After the newsroom massacre at the Capital Gazette in Annapolis, then-editor Rick Hutzell and other managers decided they would fight any attempt to seize work product.

That never happened, Hutzell said. The newspaper did turn over the security footage of the shooting to prosecutors.

But the situation was also different in other ways: The reporter whose work had inflamed the killer was no longer employed by the paper, and the stories had been written seven years earlier.

“The only thing that’s even remotely similar here is just that the prosecutor asked us not to report on it, which we rejected,” Hutzell said.

Special master

Despite the argument that searching German’s devices is vital to Telles’ right to a fair trial, media experts say that’s not an excuse to peruse all of his communications.

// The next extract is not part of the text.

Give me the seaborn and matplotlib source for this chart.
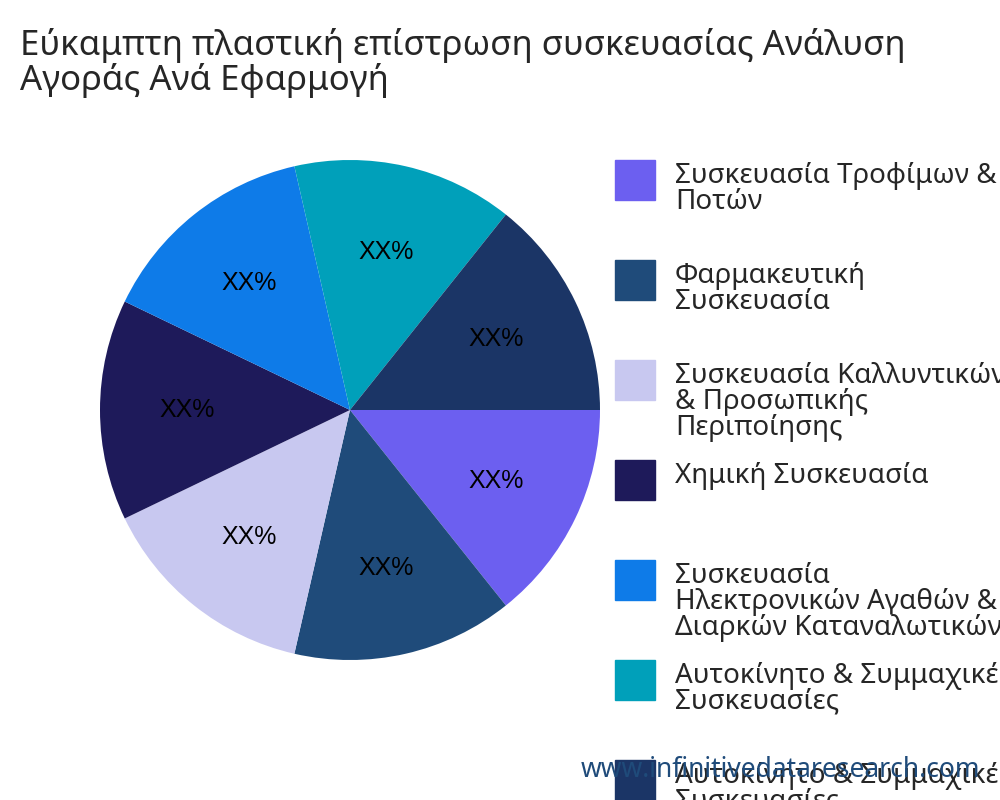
import matplotlib
matplotlib.use("Agg")
import matplotlib.pyplot as plt
import seaborn as sns
from matplotlib.patches import Rectangle

sns.set_theme(style="white")
plt.rcParams['font.family'] = ['Noto Sans', 'DejaVu Sans']

categories = ["Συσκευασία Τροφίμων &\nΠοτών", "Φαρμακευτική\nΣυσκευασία",
              "Συσκευασία Καλλυντικών\n& Προσωπικής\nΠεριποίησης", "Χημική Συσκευασία",
              "Συσκευασία\nΗλεκτρονικών Αγαθών &\nΔιαρκών Καταναλωτικών",
              "Αυτοκίνητο & Συμμαχικές\nΣυσκευασίες", "Αυτοκίνητο & Συμμαχικές\nΣυσκευασίες"]
values = [1, 1, 1, 1, 1, 1, 1]
labels = ["XX%"] * 7
colors = ["#6C5FF0", "#1F4B7A", "#C8C8F0", "#1E1A5A", "#0E7BE8", "#00A0BA", "#1B3566"]

fig = plt.figure(figsize=(10, 8), dpi=100)
ax = fig.add_axes([0.1, 0.175, 0.5, 0.625])
wedges, texts = ax.pie(values, colors=colors, startangle=0, counterclock=False,
                       labels=labels, labeldistance=0.65,
                       wedgeprops=dict(linewidth=0),
                       textprops=dict(fontsize=18, family='Liberation Sans', color='black'))
for t in texts:
    t.set_horizontalalignment('center')
ax.set_xlim(-1, 1)
ax.set_ylim(-1, 1)
ax.set_aspect('equal')

fig.text(0.02, 0.965, "Εύκαμπτη πλαστική επίστρωση συσκευασίας Ανάλυση\nΑγοράς Ανά Εφαρμογή",
         fontsize=25, va='top', ha='left', linespacing=1.0)

for i, (cat, c) in enumerate(zip(categories, colors)):
    ytop = 160 + 100 * i
    fig.patches.append(Rectangle((615 / 1000, 1 - (ytop + 40) / 800), 40 / 1000, 40 / 800,
                                 transform=fig.transFigure, color=c))
    fig.text(675 / 1000, 1 - (ytop + 2) / 800, cat, fontsize=20, va='top', ha='left',
             linespacing=0.9)

fig.text(0.98, 0.0375, "www.infinitivedataresearch.com", fontsize=19, color="#1F4B7A",
         ha='right', va='center')

fig.savefig("out.png", dpi=100)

“It feels like an eternal witch hunt for law enforcement, rather than a good-hearted attempt for a thorough investigation into the alleged killer’s motivations,” said Katherine Jacobsen of the Committee to Protect Journalists, a nonprofit organization that promotes press freedom worldwide.

Joseph Russomanno, a mass communication law professor at Arizona State, said the violent nature of the case demands German’s sources be protected.

For some, it could jeopardize their safety or careers.

“There’s a potential domino effect that could ripple through the whole database that might be discovered,” he said.

Las Vegas criminal defense attorney Todd Leventhal said the Review-Journal’s suggestion of resolving this with a neutral third party is comparable to cases he has tried in federal court.

In those cases, a special master from out of state reviewed the discovery independently to protect confidential informants.

Leventhal said it could provide a common ground for both parties in this case.

“Telles does have a right to delve into alternate defense theories,” he said. “But on the other hand, those people have a right to confidentiality, which is what they assumed when they were speaking to Jeff.”